The best SXSW experience often comes from mixing professional goals with personal curiosity. Attend the serious panel related to your industry, but also see the strange documentary. Go to the startup pitch, but also listen to a band from a country whose music scene you know nothing about. Visit the polished activation, but also support a local Austin business away from the busiest streets. The event becomes richer when you stop treating it only as work.
By the end, you will probably be tired. Your inbox will be messy. Your camera roll will contain photos you cannot fully explain. Your notes will include three brilliant ideas, two questionable predictions, and at least one reminder that simply says “taco place???” But you will also leave with a sharper sense of where culture and business are moving. That is the real value of going to South by Southwest. It gives you a week inside the conversation before the conversation becomes normal.

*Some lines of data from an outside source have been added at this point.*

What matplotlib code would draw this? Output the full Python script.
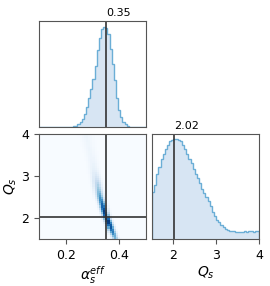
import numpy as np
import matplotlib
matplotlib.use("Agg")
import matplotlib.pyplot as plt

# alpha_s^eff marginal: 50 bins over 0.1-0.5, counts (bins 16..41)
alpha_range = (0.1, 0.5)
alpha_counts = np.zeros(50)
alpha_counts[16:42] = [5, 12, 25, 50, 80, 120, 190, 270, 360, 450, 580, 730, 840,
                       920, 940, 930, 880, 740, 590, 440, 270, 160, 90, 50, 25, 10]

# Q_s marginal: 50 bins over 1.5-4
qs_range = (1.5, 4.0)
qs_counts = [450, 510, 620, 690, 760, 810, 860, 900, 930, 940,
             950, 950, 940, 930, 900, 860, 810, 760, 720, 670,
             620, 580, 530, 480, 440, 400, 360, 310, 260, 220,
             180, 160, 130, 110, 100, 90, 80, 80, 75, 70,
             70, 70, 70, 72, 70, 72, 74, 70, 76, 72]

# ridge of the joint density (Q_s -> alpha centre and spread)
ridge_q = [1.5, 2.0, 2.5, 3.0, 3.5, 4.0]
ridge_alpha = [0.386, 0.353, 0.328, 0.312, 0.295, 0.275]
ridge_sigma = [0.008, 0.008, 0.009, 0.011, 0.013, 0.015]

best_alpha = 0.35
best_qs = 2.02

a_edges = np.linspace(*alpha_range, 51)
q_edges = np.linspace(*qs_range, 51)
a_mid = 0.5 * (a_edges[1:] + a_edges[:-1])
q_mid = 0.5 * (q_edges[1:] + q_edges[:-1])

# joint grid built from the marginal and the ridge
grid = np.zeros((50, 50))
for j, q in enumerate(q_mid):
    c = np.interp(q, ridge_q, ridge_alpha)
    s = np.interp(q, ridge_q, ridge_sigma)
    prof = np.exp(-0.5 * ((a_mid - c) / s) ** 2)
    grid[j] = qs_counts[j] * prof / prof.sum()

line_c = "#6baed6"
fill_c = "#c6dbef"
spine_c = "#555555"

fig = plt.figure(figsize=(2.7, 2.86), dpi=100)
ax_top = fig.add_axes([0.1444, 0.556, 0.396, 0.3706])
ax_2d = fig.add_axes([0.1444, 0.1643, 0.396, 0.367])
ax_r = fig.add_axes([0.563, 0.1643, 0.396, 0.367])

for ax in (ax_top, ax_2d, ax_r):
    for sp in ax.spines.values():
        sp.set_color(spine_c)
    ax.tick_params(colors=spine_c, labelcolor="black", labelsize=9, length=3.5)

# top marginal
ax_top.stairs(alpha_counts, a_edges, fill=True, color=fill_c, alpha=0.7)
ax_top.stairs(alpha_counts, a_edges, color=line_c, lw=1)
ax_top.axvline(best_alpha, color="#333333", lw=1.2)
ax_top.set_xlim(alpha_range)
ax_top.set_ylim(0, max(alpha_counts) / 0.94)
ax_top.set_xticks([])
ax_top.set_yticks([])
ax_top.text(best_alpha, 1.03, f"{best_alpha:.2f}", transform=ax_top.get_xaxis_transform(),
            ha="left", va="bottom", fontsize=8)

# joint
ax_2d.pcolormesh(a_edges, q_edges, grid, cmap="Blues", vmin=0, vmax=grid.max())
ax_2d.axvline(best_alpha, color="#333333", lw=1.2)
ax_2d.axhline(best_qs, color="#333333", lw=1.2)
ax_2d.set_xlim(alpha_range)
ax_2d.set_ylim(qs_range)
ax_2d.set_xticks([0.2, 0.4])
ax_2d.set_yticks([2, 3, 4])
ax_2d.set_xlabel(r"$\alpha_s^{eff}$", fontsize=10, labelpad=2)
ax_2d.set_ylabel(r"$Q_s$", fontsize=10, labelpad=2)

# right marginal
ax_r.stairs(qs_counts, q_edges, fill=True, color=fill_c, alpha=0.7)
ax_r.stairs(qs_counts, q_edges, color=line_c, lw=1)
ax_r.axvline(best_qs, color="#333333", lw=1.2)
ax_r.set_xlim(qs_range)
ax_r.set_ylim(0, max(qs_counts) / 0.95)
ax_r.set_xticks([2, 3, 4])
ax_r.set_yticks([])
ax_r.set_xlabel(r"$Q_s$", fontsize=10, labelpad=2)
ax_r.text(best_qs, 1.03, f"{best_qs:.2f}", transform=ax_r.get_xaxis_transform(),
          ha="left", va="bottom", fontsize=8)

fig.savefig("out.png", dpi=100)
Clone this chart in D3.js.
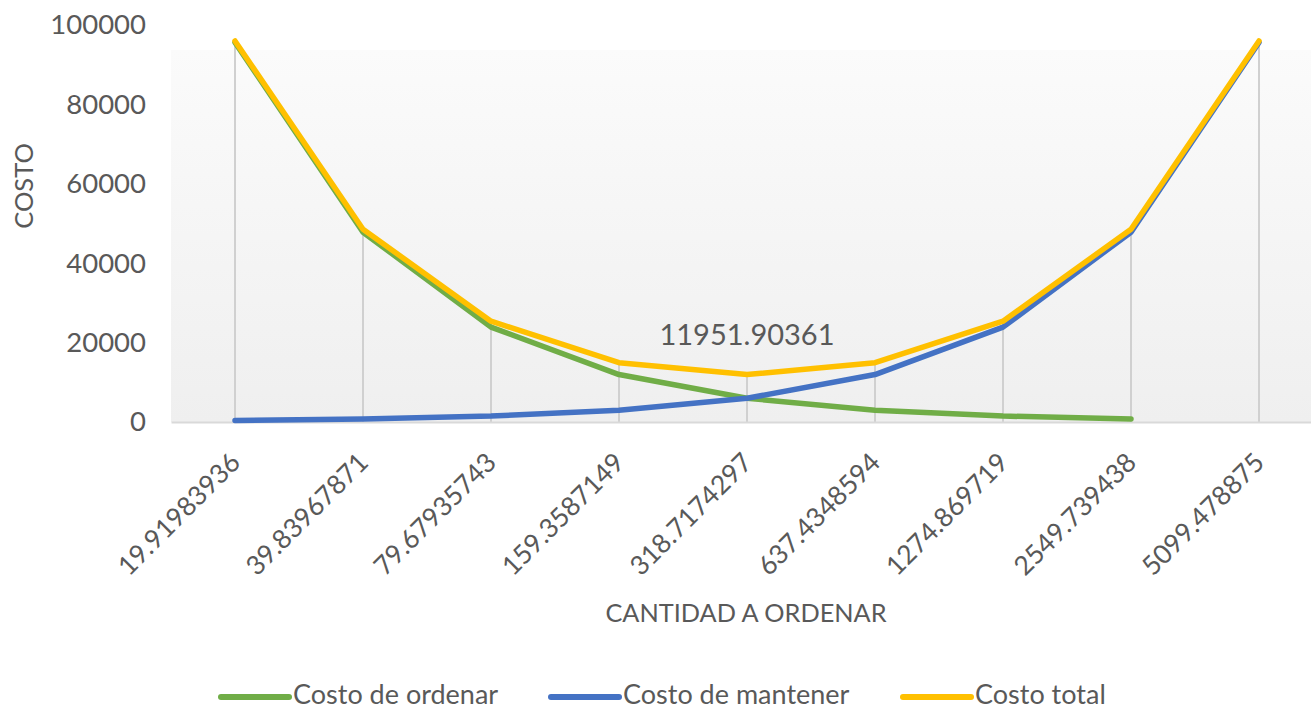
<!DOCTYPE html>
<html><head><meta charset="utf-8">
<script src="https://cdn.jsdelivr.net/npm/d3@7"></script>
<style>html,body{margin:0;padding:0;background:#fff;}svg{display:block;}</style>
</head><body><svg id="c" width="1311" height="711"></svg>
<script>
const categories = ["19.91983936","39.83967871","79.67935743","159.3587149","318.7174297","637.4348594","1274.869719","2549.739438","5099.478875"];
const costoOrdenar = [95615.4, 47807.7, 23903.8, 11951.9, 5975.95, 2988.0, 1494.0, 747.0];
const costoMantener = [373.5, 747.0, 1494.0, 2988.0, 5975.95, 11951.9, 23903.8, 47807.7, 95615.4];
const costoTotal = [95988.9, 48554.7, 25397.8, 14939.9, 11951.90361, 14939.9, 25397.8, 48554.7, 95988.9];
const yTicks = [0, 20000, 40000, 60000, 80000, 100000];
const seriesNames = ["Costo de ordenar", "Costo de mantener", "Costo total"];
const seriesColors = ["#70ad47", "#4472c4", "#ffc000"];
const dataLabel = {index: 4, text: "11951.90361"};

const svg = d3.select("#c");
const font = "Lato, 'Open Sans', sans-serif";
const textColor = "#595959";
const pLeft = 171, pRight = 1323, pTop = 25, pBottom = 422;

const x = d3.scaleBand().domain(categories).range([pLeft, pRight]);
const cx = d => x(d) + x.bandwidth() / 2;
const y = d3.scaleLinear().domain([0, 100000]).range([pBottom, pTop]);

// background gradient
const defs = svg.append("defs");
const g = defs.append("linearGradient").attr("id", "bg").attr("x1", 0).attr("y1", 0).attr("x2", 0).attr("y2", 1);
g.append("stop").attr("offset", "0%").attr("stop-color", "#fbfbfb");
g.append("stop").attr("offset", "100%").attr("stop-color", "#efefef");
svg.append("rect").attr("x", pLeft).attr("y", 50).attr("width", pRight - pLeft).attr("height", pBottom - 50).attr("fill", "url(#bg)");

// drop lines
svg.append("g").selectAll("line").data(categories).join("line")
  .attr("x1", d => cx(d)).attr("x2", d => cx(d))
  .attr("y1", (d, i) => y(Math.max(costoTotal[i], costoOrdenar[i] || 0, costoMantener[i])))
  .attr("y2", pBottom)
  .attr("stroke", "#d0d0d0").attr("stroke-width", 2);

// x axis
const xAxis = svg.append("g").attr("transform", `translate(0,${pBottom})`)
  .call(d3.axisBottom(x).tickSize(0).tickPadding(0));
xAxis.select(".domain").attr("stroke", "#d9d9d9").attr("stroke-width", 2);
xAxis.selectAll("text")
  .attr("font-family", font).attr("font-size", 26.5).attr("fill", textColor)
  .attr("text-anchor", "end").attr("dy", null).attr("y", 0)
  .attr("transform", "translate(7,42) rotate(-45)");

// y axis
const yAxis = svg.append("g").attr("transform", `translate(146,0)`)
  .call(d3.axisLeft(y).tickValues(yTicks).tickSize(0).tickPadding(0).tickFormat(d3.format("d")));
yAxis.select(".domain").remove();
yAxis.selectAll("text").attr("font-family", font).attr("font-size", 27.5).attr("fill", textColor);

// lines
const series = [costoOrdenar, costoMantener, costoTotal];
const line = d3.line().x((d, i) => cx(categories[i])).y(d => y(d));
series.forEach((s, k) => {
  svg.append("path").datum(s).attr("d", line)
    .attr("fill", "none").attr("stroke", seriesColors[k]).attr("stroke-width", 5.5)
    .attr("stroke-linejoin", "round").attr("stroke-linecap", "round");
});

// data label
svg.append("text").attr("x", cx(categories[dataLabel.index])).attr("y", y(costoTotal[dataLabel.index]) - 30)
  .attr("text-anchor", "middle").attr("font-family", font).attr("font-size", 29).attr("fill", textColor)
  .text(dataLabel.text);

// axis titles
svg.append("text").attr("x", 746).attr("y", 622).attr("text-anchor", "middle")
  .attr("font-family", font).attr("font-size", 25.3).attr("fill", textColor).text("CANTIDAD A ORDENAR");
svg.append("text").attr("transform", "translate(33,186) rotate(-90)").attr("text-anchor", "middle")
  .attr("font-family", font).attr("font-size", 25.5).attr("fill", textColor).text("COSTO");

// legend
const legendX = [221, 551, 903];
const lg = svg.append("g");
seriesNames.forEach((n, k) => {
  lg.append("line").attr("x1", legendX[k]).attr("x2", legendX[k] + 68).attr("y1", 697).attr("y2", 697)
    .attr("stroke", seriesColors[k]).attr("stroke-width", 6).attr("stroke-linecap", "round");
  lg.append("text").attr("x", legendX[k] + 72).attr("y", 704)
    .attr("font-family", font).attr("font-size", 27).attr("fill", textColor).text(n);
});
</script></body></html>
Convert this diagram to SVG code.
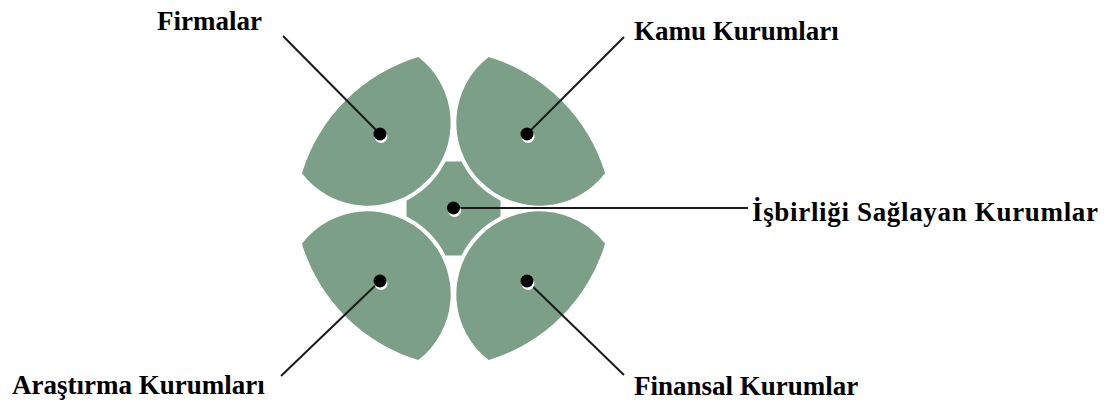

Final Thoughts: Is SXSW Worth It?
Going to South by Southwest is worth it if you arrive with purpose and flexibility. It is especially valuable for people who work in technology, startups, entertainment, marketing, music, film, media, design, culture, and innovation. But it is not a passive experience. SXSW gives back what you put into it.
Plan your badge carefully, book lodging early, build a flexible schedule, protect your energy, and talk to people. See the major sessions, but do not ignore the smaller rooms. Attend official programming, but leave space for the unexpected. Eat well, hydrate, follow up, and remember that the best moment of the week may not be on your calendar.
South by Southwest is not just an event you attend. It is a temporary city of ideas. Go prepared, stay curious, and bring shoes that can handle both ambition and asphalt.